Films center women and femmes, people of color, LGBTQIA+ community, those with disabilities, indigenous people and other marginalized perspectives. Each screening is accompanied by a workshop, discussion, or art-making session. Interested in partnering with us? Contact Iliana Figueroa at ifigue2@uic.edu for more information.
Never Forgotten: Fighting Erasure by Mapping ​Black Women's Histories in Chicago & Beyond
March 21, 2018, 12:30PM - 1:30PM
Essence McDowell is a communications strategist, writer, and activist. She is also co-author of Lifting as they Climbed: Mapping a History of Black Women on Chicago's South Side – A Self-Guided Tour.

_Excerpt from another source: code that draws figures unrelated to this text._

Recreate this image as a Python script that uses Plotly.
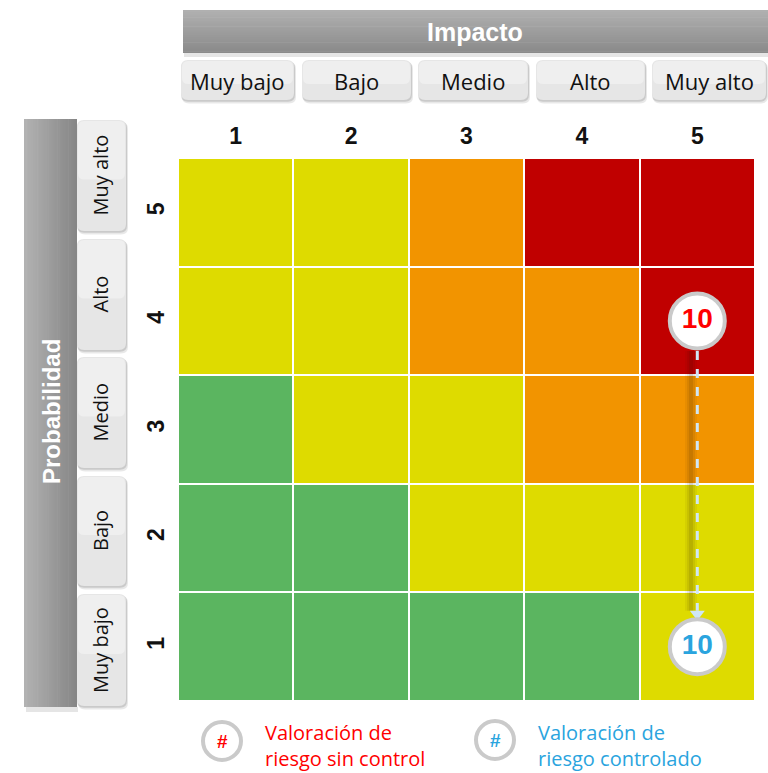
import plotly.graph_objects as go

W, H = 768, 773

# ---------------- data ----------------
impact_labels = ["Muy bajo", "Bajo", "Medio", "Alto", "Muy alto"]
prob_labels = ["Muy bajo", "Bajo", "Medio", "Alto", "Muy alto"]
impact_levels = [1, 2, 3, 4, 5]
prob_levels = [1, 2, 3, 4, 5]
# risk zone per cell (rows = probability 1..5, cols = impact 1..5)
# 0 = bajo (verde), 1 = moderado (amarillo), 2 = alto (naranja), 3 = extremo (rojo)
risk_zone = [
    [0, 0, 0, 0, 1],
    [0, 0, 1, 1, 1],
    [0, 1, 1, 2, 2],
    [1, 1, 2, 2, 3],
    [1, 1, 2, 3, 3],
]
zone_colors = ["#5BB560", "#DEDB00", "#F29400", "#C00000"]
risk_without_control = {"impact": 5, "prob": 4, "label": "10"}
risk_with_control = {"impact": 5, "prob": 1, "label": "10"}
legend_items = ["Valoración de<br>riesgo sin control", "Valoración de<br>riesgo controlado"]

RED = "#FF0000"
BLUE = "#2AA4DE"

# ---------------- helpers ----------------
def px(x):
    return x / W

def py(y):
    return 1 - y / H

shapes = []
annotations = []

def ann(text, x, y, size, color, family, angle=0, xanchor="center"):
    annotations.append(dict(text=text, x=px(x), y=py(y), xref="paper", yref="paper",
                            xanchor=xanchor, yanchor="middle", align="left" if xanchor == "left" else "center",
                            showarrow=False, textangle=angle,
                            font=dict(family=family, size=size, color=color)))

def hx(c):
    return [int(c[i:i + 2], 16) for i in (1, 3, 5)]

def grad_rect(x0, y0, x1, y1, c0, c1, n=24, vertical=True):
    a, b = hx(c0), hx(c1)
    for i in range(n):
        t = i / (n - 1)
        col = "rgb(%d,%d,%d)" % tuple(round(a[k] + (b[k] - a[k]) * t) for k in range(3))
        if vertical:
            ya = y0 + (y1 - y0) * i / n
            yb = y0 + (y1 - y0) * (i + 1) / n + 0.6
            shapes.append(dict(type="rect", xref="paper", yref="paper",
                               x0=px(x0), x1=px(x1), y0=py(ya), y1=py(min(yb, y1)),
                               fillcolor=col, line=dict(width=0), layer="below"))
        else:
            xa = x0 + (x1 - x0) * i / n
            xb = x0 + (x1 - x0) * (i + 1) / n + 0.6
            shapes.append(dict(type="rect", xref="paper", yref="paper",
                               x0=px(xa), x1=px(min(xb, x1)), y0=py(y0), y1=py(y1),
                               fillcolor=col, line=dict(width=0), layer="below"))

def round_rect(x0, y0, x1, y1, r, fill, layer="below"):
    p = (f"M {px(x0 + r)},{py(y0)} L {px(x1 - r)},{py(y0)} "
         f"Q {px(x1)},{py(y0)} {px(x1)},{py(y0 + r)} "
         f"L {px(x1)},{py(y1 - r)} Q {px(x1)},{py(y1)} {px(x1 - r)},{py(y1)} "
         f"L {px(x0 + r)},{py(y1)} Q {px(x0)},{py(y1)} {px(x0)},{py(y1 - r)} "
         f"L {px(x0)},{py(y0 + r)} Q {px(x0)},{py(y0)} {px(x0 + r)},{py(y0)} Z")
    shapes.append(dict(type="path", xref="paper", yref="paper", path=p,
                       fillcolor=fill, line=dict(width=0), layer=layer))

def label_box(x0, y0, x1, y1):
    round_rect(x0 + 1, y0 + 2, x1 + 2, y1 + 3.5, 7, "rgba(0,0,0,0.09)")
    round_rect(x0, y0 + 1, x1 + 1, y1 + 1.8, 7, "rgba(0,0,0,0.13)")
    round_rect(x0, y0, x1, y1, 7, "#E6E6E6")
    # soft lighter top half
    round_rect(x0 + 1, y0 + 1, x1 - 1, (y0 + y1) / 2 + 4, 6, "rgba(255,255,255,0.35)")

LBL_FONT = "Open Sans, Lato, sans-serif"
BOLD_FONT = "Liberation Sans, Arial, sans-serif"

# ---------------- Impacto header ----------------
shapes.append(dict(type="rect", xref="paper", yref="paper", x0=px(184), x1=px(768),
                   y0=py(53), y1=py(57), fillcolor="rgba(0,0,0,0.10)", line=dict(width=0), layer="below"))
grad_rect(183, 10, 768, 53, "#B0B0B0", "#8A8A8A", vertical=True)
ann("<b>Impacto</b>", 475, 32, 25, "white", BOLD_FONT)

col_boxes = [(181, 294), (302, 411), (418, 528), (536, 645), (652, 766)]
for (a, b), lab in zip(col_boxes, impact_labels):
    label_box(a, 60, b, 100)
    ann(lab, (a + b) / 2, 81, 22, "#111111", LBL_FONT)

# ---------------- Probabilidad header ----------------
shapes.append(dict(type="rect", xref="paper", yref="paper", x0=px(26), x1=px(78),
                   y0=py(707), y1=py(712), fillcolor="rgba(0,0,0,0.10)", line=dict(width=0), layer="below"))
grad_rect(24, 119, 77, 707, "#B2B2B2", "#868686", vertical=False)
ann("<b>Probabilidad</b>", 51, 412, 24, "white", BOLD_FONT, angle=-90)

row_boxes = [(594, 706), (476, 586), (357, 468), (239, 350), (120, 231)]
for (a, b), lab in zip(row_boxes, prob_labels):
    label_box(77, a, 126, b)
    ann(lab, 100, (a + b) / 2, 20, "#111111", LBL_FONT, angle=-90)

# ---------------- heatmap ----------------
n = len(zone_colors)
cs = []
for i, c in enumerate(zone_colors):
    cs.append([i / n, c])
    cs.append([(i + 1) / n, c])

fig = go.Figure()
fig.add_trace(go.Heatmap(
    x=impact_levels, y=prob_levels, z=risk_zone,
    colorscale=cs, zmin=-0.5, zmax=n - 0.5, showscale=False,
    xgap=2, ygap=2, hoverinfo="skip"))

# arrow (soft shadow + dashed line + head)
ri, rc = risk_without_control, risk_with_control
row_h = 108.6
off_top = 30 / row_h
off_bot = 36 / row_h
for w, a in ((12, 0.05), (8, 0.07), (4, 0.10)):
    fig.add_trace(go.Scatter(
        x=[ri["impact"] - 0.055, rc["impact"] - 0.055],
        y=[ri["prob"] - off_top, rc["prob"] + off_bot],
        mode="lines", line=dict(color="rgba(40,20,0,%.2f)" % a, width=w),
        hoverinfo="skip", showlegend=False))
fig.add_trace(go.Scatter(
    x=[ri["impact"], rc["impact"]],
    y=[ri["prob"] - off_top, rc["prob"] + off_bot],
    mode="lines", line=dict(color="#CFE6F6", width=3, dash="dash"),
    hoverinfo="skip", showlegend=False))
fig.add_trace(go.Scatter(
    x=[rc["impact"]], y=[rc["prob"] + off_bot - 0.03],
    mode="markers", marker=dict(symbol="triangle-down", size=13, color="#CFE6F6"),
    hoverinfo="skip", showlegend=False))

# risk markers
for r, col in ((ri, RED), (rc, BLUE)):
    fig.add_trace(go.Scatter(
        x=[r["impact"]], y=[r["prob"]], mode="markers+text",
        text=["<b>%s</b>" % r["label"]], textposition="middle center",
        textfont=dict(family=BOLD_FONT, size=28, color=col),
        marker=dict(size=55, color="white", line=dict(color="#CACACA", width=4)),
        hoverinfo="skip", showlegend=False))

# ---------------- legend ----------------
for (cx, cy, tx, col, lab) in ((222, 741, 263, RED, legend_items[0]),
                               (495, 740, 536, BLUE, legend_items[1])):
    rr = 19
    shapes.append(dict(type="circle", xref="paper", yref="paper",
                       x0=px(cx - rr), x1=px(cx + rr), y0=py(cy + rr), y1=py(cy - rr),
                       fillcolor="white", line=dict(color="#CACACA", width=4)))
    ann("<b>#</b>", cx, cy, 19, col, BOLD_FONT)
    ann(lab, tx, 745, 20, col, LBL_FONT, xanchor="left")

# ---------------- layout ----------------
fig.update_layout(
    width=W, height=H, autosize=False,
    margin=dict(l=0, r=0, t=0, b=0),
    paper_bgcolor="white", plot_bgcolor="white",
    shapes=shapes, annotations=annotations, showlegend=False,
    xaxis=dict(domain=[px(178), px(755)], range=[0.5, 5.5], side="top",
               tickmode="array", tickvals=impact_levels,
               ticktext=["<b>%d</b>" % v for v in impact_levels],
               tickfont=dict(family=BOLD_FONT, size=23, color="#111111"),
               ticks="outside", ticklen=4, tickcolor="rgba(0,0,0,0)",
               showgrid=False, zeroline=False, showline=False, fixedrange=True),
    yaxis=dict(domain=[py(701), py(158)], range=[0.5, 5.5],
               tickmode="array", tickvals=prob_levels,
               ticktext=["<b>%d</b>" % v for v in prob_levels],
               tickfont=dict(family=BOLD_FONT, size=23, color="#111111"),
               tickangle=-90,
               ticks="outside", ticklen=4, tickcolor="rgba(0,0,0,0)",
               showgrid=False, zeroline=False, showline=False, fixedrange=True),
)

fig.write_html("out.html", config={"displayModeBar": False},
               post_script="document.body.style.margin='0';document.body.style.overflow='hidden';")
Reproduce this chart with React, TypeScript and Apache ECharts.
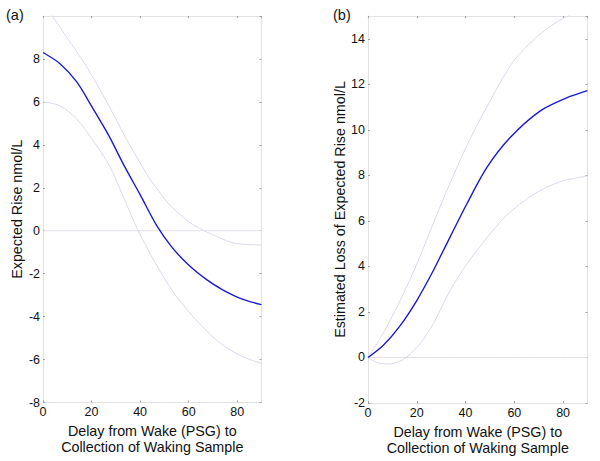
import React, { useEffect, useRef } from "react";
import * as echarts from "echarts";

// Panel (a): Expected rise vs delay
const aMean: number[][] = [
  [0, 8.3], [7, 7.78], [13.9, 6.93], [20, 5.8], [27, 4.45], [33.7, 2.97], [40, 1.68],
  [46.8, 0.25], [53, -0.75], [60, -1.6], [67.4, -2.28], [74, -2.75], [82.4, -3.2], [90, -3.44],
];
const aUpper: number[][] = [
  [0, 10.45], [3.7, 10], [9.7, 9.02], [18, 7.63], [26.5, 5.95], [33, 4.55], [38.6, 3.44],
  [44, 2.4], [47, 1.95], [51, 1.35], [55, 0.9], [60, 0.42], [66, 0.02], [72.8, -0.33],
  [78.3, -0.57], [84, -0.64], [90, -0.67],
];
const aLower: number[][] = [
  [0, 6.0], [7, 5.82], [13.9, 5.2], [20, 4.3], [27.6, 2.97], [33, 1.6], [39, 0.05],
  [46, -1.45], [53.6, -2.85], [61.9, -4.01], [71.5, -5.1], [81, -5.8], [90, -6.18],
];

// Panel (b): Estimated loss of expected rise
const bMean: number[][] = [
  [0, 0], [6.4, 0.55], [13.2, 1.4], [20, 2.5], [26.8, 3.82], [30.9, 4.7], [40.5, 6.74],
  [48.7, 8.34], [58.2, 9.65], [70.5, 10.82], [81.4, 11.4], [90, 11.72],
];
const bUpper: number[][] = [
  [0, 0], [6.4, 1.1], [13.2, 2.5], [20, 4.1], [26.8, 5.9], [33, 7.5], [40.5, 9.3],
  [48.7, 11.0], [59.6, 13.0], [70.5, 14.2], [80, 14.9], [90, 15.4],
];
const bLower: number[][] = [
  [0, 0], [3.7, -0.22], [7.8, -0.29], [11.9, -0.22], [16, 0.03], [21.4, 0.61], [26.8, 1.49],
  [33.7, 2.95], [40.5, 4.1], [48.7, 5.25], [56.9, 6.25], [67.7, 7.15], [78.7, 7.72], [90, 7.97],
];

const zeroLine: number[][] = [[0, 0], [90, 0]];

// Axis ranges
const xRange = [0, 90];
const xStep = 20;
const aYRange = [-8, 10];
const bYRange = [-2, 15];
const yStep = 2;

const xName = "Delay from Wake (PSG) to\nCollection of Waking Sample";
const aYName = "Expected Rise nmol/L";
const bYName = "Estimated Loss of Expected Rise nmol/L";
const panelLabels = ["(a)", "(b)"];

const FONT = 'Arial, "Liberation Sans", Helvetica, sans-serif';
const BOX = "#e2e2e2";
const TICK = "#a0a0a0";
const MEAN = "#1a1ad2";
const BAND = "#d9d9ec";
const ZERO = "#e0e0ec";

function xAxisDef(gridIndex: number, position: "bottom" | "top") {
  const main = position === "bottom";
  return {
    type: "value",
    gridIndex,
    position,
    min: xRange[0],
    max: xRange[1],
    interval: xStep,
    name: main ? xName : "",
    nameLocation: "middle",
    nameGap: 14.5,
    nameTextStyle: { fontFamily: FONT, fontSize: 14.3, color: "#111", lineHeight: 16 },
    axisLine: { show: true, onZero: false, lineStyle: { color: BOX, width: 1 } },
    axisTick: { show: true, inside: true, length: 2, lineStyle: { color: TICK } },
    axisLabel: {
      show: main,
      margin: 3,
      showMaxLabel: false,
      fontFamily: FONT,
      fontSize: 12.5,
      color: "#111",
    },
    splitLine: { show: false },
  };
}

function yAxisDef(gridIndex: number, position: "left" | "right", range: number[], name: string) {
  const main = position === "left";
  return {
    type: "value",
    gridIndex,
    position,
    min: range[0],
    max: range[1],
    interval: yStep,
    name: main ? name : "",
    nameLocation: "middle",
    nameGap: 19,
    nameTextStyle: { fontFamily: FONT, fontSize: 14.3, color: "#111" },
    axisLine: { show: true, onZero: false, lineStyle: { color: BOX, width: 1 } },
    axisTick: { show: true, inside: true, length: 2, lineStyle: { color: TICK } },
    axisLabel: {
      show: main,
      margin: 3,
      showMaxLabel: false,
      fontFamily: FONT,
      fontSize: 12.5,
      color: "#111",
    },
    splitLine: { show: false },
  };
}

function line(data: number[][], axis: number, color: string, width: number) {
  return {
    type: "line",
    xAxisIndex: axis,
    yAxisIndex: axis,
    data,
    showSymbol: false,
    symbol: "none",
    smooth: 0.3,
    clip: true,
    lineStyle: { color, width },
    silent: true,
  };
}

export default function App() {
  const ref = useRef<HTMLDivElement>(null);
  useEffect(() => {
    if (!ref.current) return;
    const chart = echarts.init(ref.current, null, { renderer: "svg" });
    const option: any = {
      animation: false,
      backgroundColor: "#ffffff",
      grid: [
        { left: 43, top: 16, width: 218.5, height: 386.5 },
        { left: 368, top: 16, width: 219.5, height: 387 },
      ],
      xAxis: [
        xAxisDef(0, "bottom"),
        xAxisDef(0, "top"),
        xAxisDef(1, "bottom"),
        xAxisDef(1, "top"),
      ],
      yAxis: [
        yAxisDef(0, "left", aYRange, aYName),
        yAxisDef(0, "right", aYRange, aYName),
        yAxisDef(1, "left", bYRange, bYName),
        yAxisDef(1, "right", bYRange, bYName),
      ],
      graphic: [
        {
          type: "text",
          left: 6,
          top: 7,
          style: { text: panelLabels[0], fontFamily: FONT, fontSize: 14.5, fill: "#111" },
        },
        {
          type: "text",
          left: 333,
          top: 7,
          style: { text: panelLabels[1], fontFamily: FONT, fontSize: 14.5, fill: "#111" },
        },
      ],
      series: [
        line(zeroLine, 0, ZERO, 1),
        line(aUpper, 0, BAND, 1),
        line(aLower, 0, BAND, 1),
        line(aMean, 0, MEAN, 1.4),
        line(zeroLine, 2, ZERO, 1),
        line(bUpper, 2, BAND, 1),
        line(bLower, 2, BAND, 1),
        line(bMean, 2, MEAN, 1.4),
      ],
    };
    chart.setOption(option);
    return () => chart.dispose();
  }, []);
  return (
    <div
      ref={ref}
      style={{ position: "fixed", left: 0, top: 0, width: 600, height: 461, background: "#fff" }}
    />
  );
}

As a New Jersey native, Essence moved to Chicago in 2008 to obtain her master’s degree in journalism & new media from DePaul University. Not long after graduation, she started working for the Illinois Humanities Council. There, she created the Cafe Society toolkit, a digital resource used to connect local communities through conversations and issues of social justice.

In 2013, Essence joined the Social Justice Initiative at University of Illinois in Chicago as the media coordinator and digital activist for the Freedom Dreams, Freedom Now conference. The success of the conference inspired Essence to connect her communications repertoire with movement building within Chicago communities. Since then, she has worked as communications coordinator for the Chicago Torture Justice Memorials, national media coordinator for INCITE!’s Color of Violence 4 Conference, and community engagement manager with Chicago's Gallery 400.

For the past few years, Essence has joined forces with a small group of women to organize the Free Black Women’s Library. On a broader community level, she has been a member of the All-African People Revolutionary Party, the Black Youth Project 100 and most recently, Love and Protect, an organization that provides support for women and gender nonconforming individuals who have been criminalized by the state for defending themselves against intimate partner violence.

Essence currently works at the Social Justice Initiative as the Digital Media Strategist and Program manager.